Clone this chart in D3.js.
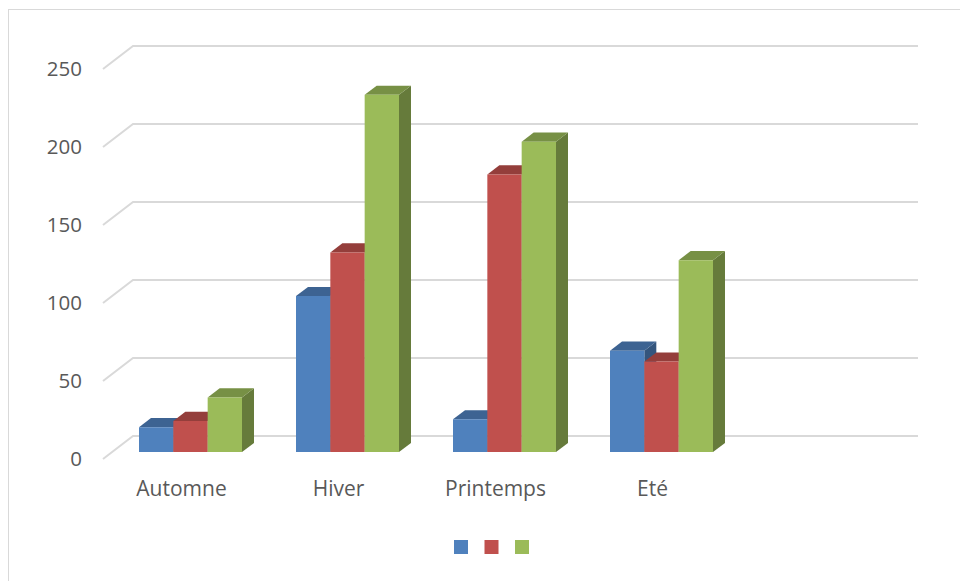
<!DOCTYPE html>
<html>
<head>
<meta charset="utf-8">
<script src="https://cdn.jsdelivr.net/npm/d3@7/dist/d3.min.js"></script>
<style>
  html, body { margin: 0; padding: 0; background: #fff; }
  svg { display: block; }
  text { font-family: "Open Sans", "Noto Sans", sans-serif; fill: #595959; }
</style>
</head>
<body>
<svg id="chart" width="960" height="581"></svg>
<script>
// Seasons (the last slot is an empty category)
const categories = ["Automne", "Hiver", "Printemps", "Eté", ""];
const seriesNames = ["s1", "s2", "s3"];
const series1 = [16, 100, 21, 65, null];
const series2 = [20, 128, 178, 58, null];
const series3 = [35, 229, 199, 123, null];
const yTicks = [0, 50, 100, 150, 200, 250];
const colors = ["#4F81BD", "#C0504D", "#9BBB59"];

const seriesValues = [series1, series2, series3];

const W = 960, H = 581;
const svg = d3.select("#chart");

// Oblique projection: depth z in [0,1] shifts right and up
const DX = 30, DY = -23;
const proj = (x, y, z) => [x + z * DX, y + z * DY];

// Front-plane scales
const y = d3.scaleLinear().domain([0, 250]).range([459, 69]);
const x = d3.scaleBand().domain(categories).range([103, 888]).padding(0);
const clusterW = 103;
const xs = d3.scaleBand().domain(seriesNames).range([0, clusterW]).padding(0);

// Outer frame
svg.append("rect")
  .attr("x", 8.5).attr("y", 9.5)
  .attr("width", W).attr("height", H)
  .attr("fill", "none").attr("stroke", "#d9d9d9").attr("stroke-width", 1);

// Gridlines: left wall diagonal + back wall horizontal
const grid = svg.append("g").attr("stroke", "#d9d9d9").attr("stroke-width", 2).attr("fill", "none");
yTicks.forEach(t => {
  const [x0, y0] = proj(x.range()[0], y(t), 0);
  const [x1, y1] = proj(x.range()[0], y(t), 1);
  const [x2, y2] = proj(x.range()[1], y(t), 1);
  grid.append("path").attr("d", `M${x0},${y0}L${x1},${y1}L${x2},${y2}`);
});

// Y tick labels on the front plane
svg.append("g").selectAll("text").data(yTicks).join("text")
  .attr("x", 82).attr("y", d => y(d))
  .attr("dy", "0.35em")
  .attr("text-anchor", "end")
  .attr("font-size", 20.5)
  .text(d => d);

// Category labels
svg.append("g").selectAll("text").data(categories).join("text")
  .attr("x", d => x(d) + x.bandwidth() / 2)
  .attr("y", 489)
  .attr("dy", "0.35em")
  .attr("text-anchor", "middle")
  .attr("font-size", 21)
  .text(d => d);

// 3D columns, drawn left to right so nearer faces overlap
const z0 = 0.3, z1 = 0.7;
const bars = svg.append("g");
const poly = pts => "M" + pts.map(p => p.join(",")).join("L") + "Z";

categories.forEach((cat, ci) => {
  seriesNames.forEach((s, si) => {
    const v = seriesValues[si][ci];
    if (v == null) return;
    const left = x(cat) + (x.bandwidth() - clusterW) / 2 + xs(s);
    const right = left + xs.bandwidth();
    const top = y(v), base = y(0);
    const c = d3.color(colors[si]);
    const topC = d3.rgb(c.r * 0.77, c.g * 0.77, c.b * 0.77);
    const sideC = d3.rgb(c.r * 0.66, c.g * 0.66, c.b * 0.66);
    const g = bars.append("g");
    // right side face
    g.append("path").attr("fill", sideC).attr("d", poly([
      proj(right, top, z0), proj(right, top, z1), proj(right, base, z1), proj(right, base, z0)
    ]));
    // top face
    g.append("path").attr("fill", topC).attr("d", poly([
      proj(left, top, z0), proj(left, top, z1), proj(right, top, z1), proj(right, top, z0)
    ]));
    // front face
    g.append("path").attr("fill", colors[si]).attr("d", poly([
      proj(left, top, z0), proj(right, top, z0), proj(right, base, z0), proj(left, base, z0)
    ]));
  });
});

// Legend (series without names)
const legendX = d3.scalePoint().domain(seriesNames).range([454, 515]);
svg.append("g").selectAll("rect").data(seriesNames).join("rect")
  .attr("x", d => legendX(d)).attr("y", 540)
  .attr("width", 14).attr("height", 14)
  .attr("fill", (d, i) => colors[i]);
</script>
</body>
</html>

++++++++++++++++++++

#### [AIM]
Output the lines above in full and exactly as given, omitting any pictures.

#### [RIGHT ANSWER]
Clone this chart in D3.js.
<!DOCTYPE html>
<html>
<head>
<meta charset="utf-8">
<script src="https://cdn.jsdelivr.net/npm/d3@7/dist/d3.min.js"></script>
<style>
  html, body { margin: 0; padding: 0; background: #fff; }
  svg { display: block; }
  text { font-family: "Open Sans", "Noto Sans", sans-serif; fill: #595959; }
</style>
</head>
<body>
<svg id="chart" width="960" height="581"></svg>
<script>
// Seasons (the last slot is an empty category)
const categories = ["Automne", "Hiver", "Printemps", "Eté", ""];
const seriesNames = ["s1", "s2", "s3"];
const series1 = [16, 100, 21, 65, null];
const series2 = [20, 128, 178, 58, null];
const series3 = [35, 229, 199, 123, null];
const yTicks = [0, 50, 100, 150, 200, 250];
const colors = ["#4F81BD", "#C0504D", "#9BBB59"];

const seriesValues = [series1, series2, series3];

const W = 960, H = 581;
const svg = d3.select("#chart");

// Oblique projection: depth z in [0,1] shifts right and up
const DX = 30, DY = -23;
const proj = (x, y, z) => [x + z * DX, y + z * DY];

// Front-plane scales
const y = d3.scaleLinear().domain([0, 250]).range([459, 69]);
const x = d3.scaleBand().domain(categories).range([103, 888]).padding(0);
const clusterW = 103;
const xs = d3.scaleBand().domain(seriesNames).range([0, clusterW]).padding(0);

// Outer frame
svg.append("rect")
  .attr("x", 8.5).attr("y", 9.5)
  .attr("width", W).attr("height", H)
  .attr("fill", "none").attr("stroke", "#d9d9d9").attr("stroke-width", 1);

// Gridlines: left wall diagonal + back wall horizontal
const grid = svg.append("g").attr("stroke", "#d9d9d9").attr("stroke-width", 2).attr("fill", "none");
yTicks.forEach(t => {
  const [x0, y0] = proj(x.range()[0], y(t), 0);
  const [x1, y1] = proj(x.range()[0], y(t), 1);
  const [x2, y2] = proj(x.range()[1], y(t), 1);
  grid.append("path").attr("d", `M${x0},${y0}L${x1},${y1}L${x2},${y2}`);
});

// Y tick labels on the front plane
svg.append("g").selectAll("text").data(yTicks).join("text")
  .attr("x", 82).attr("y", d => y(d))
  .attr("dy", "0.35em")
  .attr("text-anchor", "end")
  .attr("font-size", 20.5)
  .text(d => d);

// Category labels
svg.append("g").selectAll("text").data(categories).join("text")
  .attr("x", d => x(d) + x.bandwidth() / 2)
  .attr("y", 489)
  .attr("dy", "0.35em")
  .attr("text-anchor", "middle")
  .attr("font-size", 21)
  .text(d => d);

// 3D columns, drawn left to right so nearer faces overlap
const z0 = 0.3, z1 = 0.7;
const bars = svg.append("g");
const poly = pts => "M" + pts.map(p => p.join(",")).join("L") + "Z";

categories.forEach((cat, ci) => {
  seriesNames.forEach((s, si) => {
    const v = seriesValues[si][ci];
    if (v == null) return;
    const left = x(cat) + (x.bandwidth() - clusterW) / 2 + xs(s);
    const right = left + xs.bandwidth();
    const top = y(v), base = y(0);
    const c = d3.color(colors[si]);
    const topC = d3.rgb(c.r * 0.77, c.g * 0.77, c.b * 0.77);
    const sideC = d3.rgb(c.r * 0.66, c.g * 0.66, c.b * 0.66);
    const g = bars.append("g");
    // right side face
    g.append("path").attr("fill", sideC).attr("d", poly([
      proj(right, top, z0), proj(right, top, z1), proj(right, base, z1), proj(right, base, z0)
    ]));
    // top face
    g.append("path").attr("fill", topC).attr("d", poly([
      proj(left, top, z0), proj(left, top, z1), proj(right, top, z1), proj(right, top, z0)
    ]));
    // front face
    g.append("path").attr("fill", colors[si]).attr("d", poly([
      proj(left, top, z0), proj(right, top, z0), proj(right, base, z0), proj(left, base, z0)
    ]));
  });
});

// Legend (series without names)
const legendX = d3.scalePoint().domain(seriesNames).range([454, 515]);
svg.append("g").selectAll("rect").data(seriesNames).join("rect")
  .attr("x", d => legendX(d)).attr("y", 540)
  .attr("width", 14).attr("height", 14)
  .attr("fill", (d, i) => colors[i]);
</script>
</body>
</html>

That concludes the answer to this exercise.